The US Men’s Tech Team had, according to coach Mike Day, “an exceptionally productive” on-snow camp at Mammoth Mountain, Calif., as the days of the calendar edged toward the end of June.
“We’ve been busy,” said Day as he took advantage of a “block of rest” sitting on his deck outside Stowe, Vermont. “We had some days at Bachelor and a short camp in Park City, but the last camp at Mammoth was definitely the most productive.”
As in any outdoor endeavor, weather was a major factor, but the unusually high snowpack in the California Sierra’s has made it possible to have the early training season convenient.
“We had great weather, especially for June,” said Day. “Very good weather and reasonable overnight temperatures – with salt if we needed it – gave us decent surface conditions every day with plenty of sunshine. Everything,” he said, “was in our favor.”
As a result the coaches were able to run the team through some long days. “We were on snow every morning at 7:30,” said Nolan Kasper, among the attendees, “through 11 or 11:30. Then we did a bunch of dryland and games in the afternoons, all sorts of recovery exercises. For sure the focus was the skiing. We played volleyball or baseball trying to have fun and no to over do. It was five straight days, which was pretty tough. For me it was my first skiing since Nationals (in April). Some of the other guys had been in camps while I was in school… but I’m well ahead of where I was last year.”
And so is pretty much everybody else, for good reason. They ran five straight days on-snow, a rarity “at any time,” according to Day.
“This was a different year for us,” said Day. “Compared to a year ago when it was very low volume to give the guys some rest after the Olympics. This year is the opposite, we need to get into the progressions and really address fundamental needs with some of the guys. It’s not rocket science by any means but with more time the guys can address reach the goals they’ve set.”
Day said all athletes put in “tremendous effort,” despite having a lot of ground to cover in the prep period.
“There were no big surprises,” Day said. “We see this group a ton, so no one suprised us. That said there are guys definitely skiing better than others right now, but they are all doing what they need to do to be scoring points on the World Cup.”

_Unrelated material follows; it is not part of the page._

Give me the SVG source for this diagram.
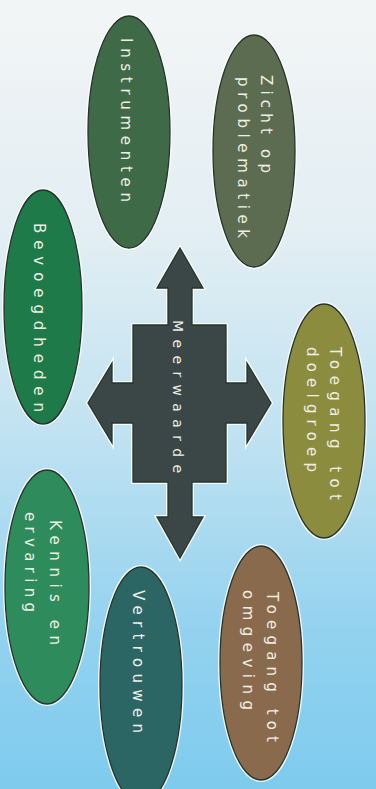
<svg xmlns="http://www.w3.org/2000/svg" width="376" height="789" viewBox="0 0 376 789">
<defs>
<linearGradient id="bg" x1="0" y1="0" x2="0" y2="1">
<stop offset="0" stop-color="#f3f5f5"/>
<stop offset="0.3" stop-color="#e2eef3"/>
<stop offset="0.55" stop-color="#c0e2f1"/>
<stop offset="0.8" stop-color="#93d2ef"/>
<stop offset="1" stop-color="#7ecbee"/>
</linearGradient>
</defs>
<style>
.halo{fill:none;stroke:#ffffff;stroke-opacity:0.85;stroke-width:4}
.node{stroke:#26352c;stroke-width:1.3}
.lbl{fill:#efefe6;font-family:"DejaVu Sans","Liberation Sans",sans-serif;font-size:15px}
.mid{font-size:14px}
</style>
<rect x="0" y="0" width="376" height="789" fill="url(#bg)"/>
<g id="connectors"/>
<g id="instrumenten">
<ellipse class="halo" cx="129" cy="132" rx="41" ry="116"/>
<ellipse class="node" cx="129" cy="132" rx="41" ry="116" fill="#3f6a48"/>
<text class="lbl" transform="translate(121,38) rotate(90)" textLength="164" lengthAdjust="spacing">Instrumenten</text>
</g>
<g id="zicht-op-problematiek">
<ellipse class="halo" cx="254" cy="151" rx="41" ry="116"/>
<ellipse class="node" cx="254" cy="151" rx="41" ry="116" fill="#5b6c50"/>
<text class="lbl" transform="translate(261,75) rotate(90)" textLength="98" lengthAdjust="spacing">Zicht op</text>
<text class="lbl" transform="translate(238,77) rotate(90)" textLength="161" lengthAdjust="spacing">problematiek</text>
</g>
<g id="bevoegdheden">
<ellipse class="halo" cx="43" cy="307" rx="39" ry="117"/>
<ellipse class="node" cx="43" cy="307" rx="39" ry="117" fill="#1e7a48"/>
<text class="lbl" transform="translate(34,223) rotate(90)" textLength="189" lengthAdjust="spacing">Bevoegdheden</text>
</g>
<g id="toegang-tot-doelgroep">
<ellipse class="halo" cx="324" cy="421" rx="41" ry="117"/>
<ellipse class="node" cx="324" cy="421" rx="41" ry="117" fill="#8c8c3e"/>
<text class="lbl" transform="translate(330,347) rotate(90)" textLength="153" lengthAdjust="spacing">Toegang tot</text>
<text class="lbl" transform="translate(307,347) rotate(90)" textLength="125" lengthAdjust="spacing">doelgroep</text>
</g>
<g id="kennis-en-ervaring">
<ellipse class="halo" cx="47" cy="587" rx="42" ry="117"/>
<ellipse class="node" cx="47" cy="587" rx="42" ry="117" fill="#2e8c5c"/>
<text class="lbl" transform="translate(50,520) rotate(90)" textLength="125" lengthAdjust="spacing">Kennis en</text>
<text class="lbl" transform="translate(25,512) rotate(90)" textLength="100" lengthAdjust="spacing">ervaring</text>
</g>
<g id="vertrouwen">
<ellipse class="halo" cx="141" cy="685" rx="41" ry="118"/>
<ellipse class="node" cx="141" cy="685" rx="41" ry="118" fill="#2b6665"/>
<text class="lbl" transform="translate(133,590) rotate(90)" textLength="143" lengthAdjust="spacing">Vertrouwen</text>
</g>
<g id="toegang-tot-omgeving">
<ellipse class="halo" cx="261" cy="663" rx="41" ry="117"/>
<ellipse class="node" cx="261" cy="663" rx="41" ry="117" fill="#8a6a4c"/>
<text class="lbl" transform="translate(267,592) rotate(90)" textLength="150" lengthAdjust="spacing">Toegang tot</text>
<text class="lbl" transform="translate(243,590) rotate(90)" textLength="120" lengthAdjust="spacing">omgeving</text>
</g>
<g id="meerwaarde">
<polygon class="halo" points="180,248 203,288 192,288 192,325 226,325 226,383 247,383 247,363 271,403 247,443 247,423 226,423 226,482 192,482 192,517 203,517 180,558 157,517 168,517 168,482 133,482 133,423 112,423 112,443 88,403 112,363 112,383 133,383 133,325 168,325 168,288 157,288"/>
<polygon class="node" fill="#3b4646" stroke="#2a3333" points="180,248 203,288 192,288 192,325 226,325 226,383 247,383 247,363 271,403 247,443 247,423 226,423 226,482 192,482 192,517 203,517 180,558 157,517 168,517 168,482 133,482 133,423 112,423 112,443 88,403 112,363 112,383 133,383 133,325 168,325 168,288 157,288"/>
<text class="lbl mid" transform="translate(173,320) rotate(90)" textLength="153" lengthAdjust="spacing">Meerwaarde</text>
</g>
</svg>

Day said that having the best GS skier in the world on hand in Ted Ligety (World Champion and World Cup Champion) is a major bonus for everybody. “Obviously Ligety provides some challenges in seeing that he gets what he needs to progress, but he is a huge advantage to the rest of the team. We will spend some time training with other nations, which is clearly important, but it is also nice to know that we’ve got Ted and he’s a pretty marker in GS.”
There were also some of the “young guns” on hand, skiers the coaches are looking to for the near future. “The youngest (in camp) is Colby Granstrom. He will join us full time and Will Gregorak came in from the combi group, he’s in his early 20’s. These guys show a ton of speed and a ton of promise. So we spread the gap from guys like Bode and Ted. It is, in fact, a pretty good spread but we feel comfortable working with them together.”
Next up will be a condition camp in Park City in the next couple of weeks and then back on snow at the end of July when the tech group heads of New Zealand, where, notes Day, “we will stay through most of August.”